### Task prompt
Copy every line in the records below that contains the word "with".

### Input
— begin —

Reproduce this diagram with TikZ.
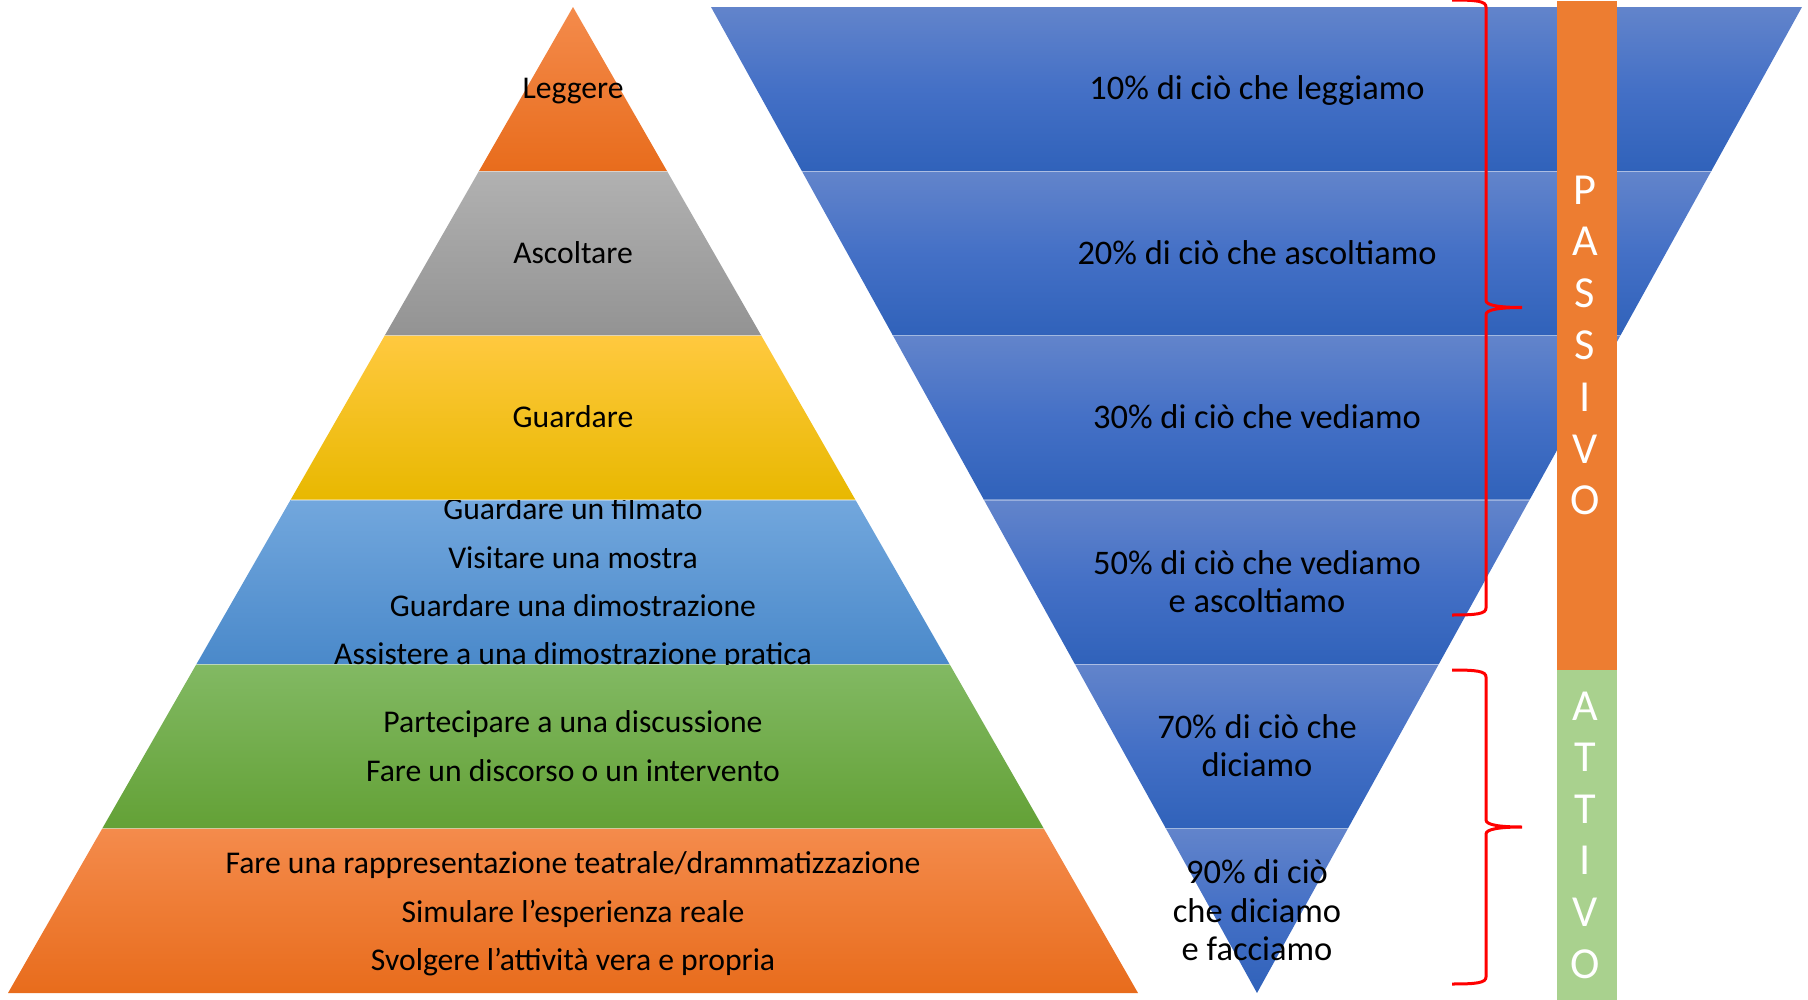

— end —
— begin —

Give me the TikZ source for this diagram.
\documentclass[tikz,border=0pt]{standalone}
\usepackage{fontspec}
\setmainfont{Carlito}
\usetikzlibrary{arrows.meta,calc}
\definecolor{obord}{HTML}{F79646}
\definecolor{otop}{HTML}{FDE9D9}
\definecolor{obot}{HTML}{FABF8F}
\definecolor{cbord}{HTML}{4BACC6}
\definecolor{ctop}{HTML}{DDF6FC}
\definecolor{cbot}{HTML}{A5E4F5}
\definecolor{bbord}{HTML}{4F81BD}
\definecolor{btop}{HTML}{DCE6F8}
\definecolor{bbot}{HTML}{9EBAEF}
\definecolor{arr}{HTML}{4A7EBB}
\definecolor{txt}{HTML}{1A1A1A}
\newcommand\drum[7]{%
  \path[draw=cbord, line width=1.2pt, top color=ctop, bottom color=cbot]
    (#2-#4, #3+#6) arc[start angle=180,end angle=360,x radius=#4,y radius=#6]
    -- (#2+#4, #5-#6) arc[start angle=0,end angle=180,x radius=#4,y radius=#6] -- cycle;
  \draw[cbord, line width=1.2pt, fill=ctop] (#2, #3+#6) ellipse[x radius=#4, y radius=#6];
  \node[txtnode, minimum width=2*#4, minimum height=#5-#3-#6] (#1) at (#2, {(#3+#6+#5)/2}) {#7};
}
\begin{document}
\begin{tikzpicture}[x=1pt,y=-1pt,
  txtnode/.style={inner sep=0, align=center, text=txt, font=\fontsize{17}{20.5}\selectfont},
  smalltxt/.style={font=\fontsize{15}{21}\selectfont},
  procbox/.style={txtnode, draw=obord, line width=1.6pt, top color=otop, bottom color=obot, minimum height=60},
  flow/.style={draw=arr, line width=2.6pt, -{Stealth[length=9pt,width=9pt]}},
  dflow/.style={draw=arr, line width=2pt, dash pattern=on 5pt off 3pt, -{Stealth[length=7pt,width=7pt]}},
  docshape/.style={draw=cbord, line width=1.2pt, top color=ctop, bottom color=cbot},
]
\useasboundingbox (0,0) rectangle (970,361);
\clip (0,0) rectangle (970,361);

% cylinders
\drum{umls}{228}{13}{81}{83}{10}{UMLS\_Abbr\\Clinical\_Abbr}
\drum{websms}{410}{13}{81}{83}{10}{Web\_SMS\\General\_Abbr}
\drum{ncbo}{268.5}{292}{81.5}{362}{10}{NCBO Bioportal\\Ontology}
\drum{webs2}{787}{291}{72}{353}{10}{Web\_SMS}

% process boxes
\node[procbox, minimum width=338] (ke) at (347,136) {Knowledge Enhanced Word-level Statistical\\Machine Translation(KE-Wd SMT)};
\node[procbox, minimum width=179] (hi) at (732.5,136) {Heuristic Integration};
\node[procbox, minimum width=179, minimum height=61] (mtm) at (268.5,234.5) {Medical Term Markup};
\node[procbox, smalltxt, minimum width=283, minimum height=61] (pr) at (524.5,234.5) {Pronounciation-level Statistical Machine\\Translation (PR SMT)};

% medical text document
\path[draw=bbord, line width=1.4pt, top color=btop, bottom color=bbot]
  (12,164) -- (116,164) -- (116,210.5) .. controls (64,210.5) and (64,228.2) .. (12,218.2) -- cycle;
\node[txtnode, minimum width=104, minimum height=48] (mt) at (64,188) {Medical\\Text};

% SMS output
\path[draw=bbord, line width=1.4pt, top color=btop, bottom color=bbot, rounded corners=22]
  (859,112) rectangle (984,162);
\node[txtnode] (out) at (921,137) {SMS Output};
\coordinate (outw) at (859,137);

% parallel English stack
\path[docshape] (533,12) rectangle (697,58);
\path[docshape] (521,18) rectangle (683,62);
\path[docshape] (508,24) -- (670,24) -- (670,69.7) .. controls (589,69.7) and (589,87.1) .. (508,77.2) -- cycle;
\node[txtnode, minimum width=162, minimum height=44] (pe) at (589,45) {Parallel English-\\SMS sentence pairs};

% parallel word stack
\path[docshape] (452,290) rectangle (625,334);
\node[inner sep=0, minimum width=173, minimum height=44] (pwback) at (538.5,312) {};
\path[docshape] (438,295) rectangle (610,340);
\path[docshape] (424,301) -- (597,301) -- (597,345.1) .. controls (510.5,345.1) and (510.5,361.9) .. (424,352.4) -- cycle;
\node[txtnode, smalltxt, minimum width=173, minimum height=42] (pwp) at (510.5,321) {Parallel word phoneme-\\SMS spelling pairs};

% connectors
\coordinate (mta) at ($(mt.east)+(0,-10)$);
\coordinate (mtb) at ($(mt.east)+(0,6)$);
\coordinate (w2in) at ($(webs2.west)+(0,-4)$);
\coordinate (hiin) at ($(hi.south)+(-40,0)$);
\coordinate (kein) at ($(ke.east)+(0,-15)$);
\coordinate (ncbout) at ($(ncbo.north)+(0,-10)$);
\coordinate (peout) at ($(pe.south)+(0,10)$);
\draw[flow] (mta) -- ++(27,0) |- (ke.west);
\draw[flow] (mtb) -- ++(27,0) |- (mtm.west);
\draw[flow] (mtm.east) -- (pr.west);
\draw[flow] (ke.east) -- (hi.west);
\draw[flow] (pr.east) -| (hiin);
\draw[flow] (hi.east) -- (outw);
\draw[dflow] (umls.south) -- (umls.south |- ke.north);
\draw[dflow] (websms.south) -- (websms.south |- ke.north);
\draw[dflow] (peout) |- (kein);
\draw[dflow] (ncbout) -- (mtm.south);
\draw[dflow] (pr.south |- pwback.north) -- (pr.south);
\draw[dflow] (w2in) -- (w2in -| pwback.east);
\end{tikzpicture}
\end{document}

— end —
— begin —

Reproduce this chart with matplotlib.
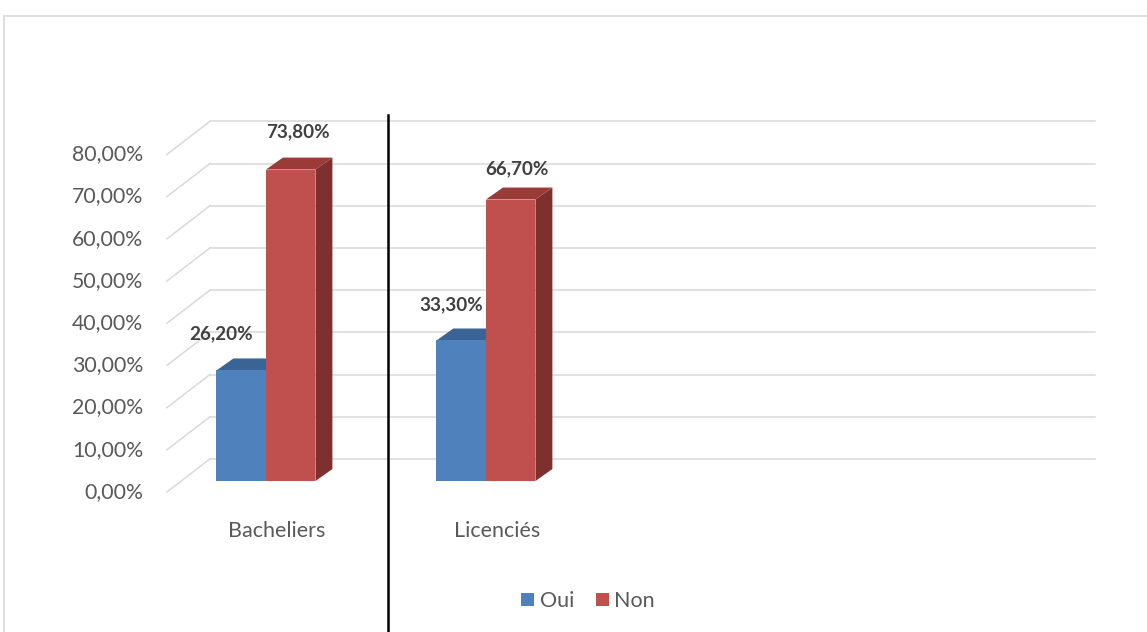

— end —

### Reply to the task
Reproduce this diagram with TikZ.
Reproduce this chart with matplotlib.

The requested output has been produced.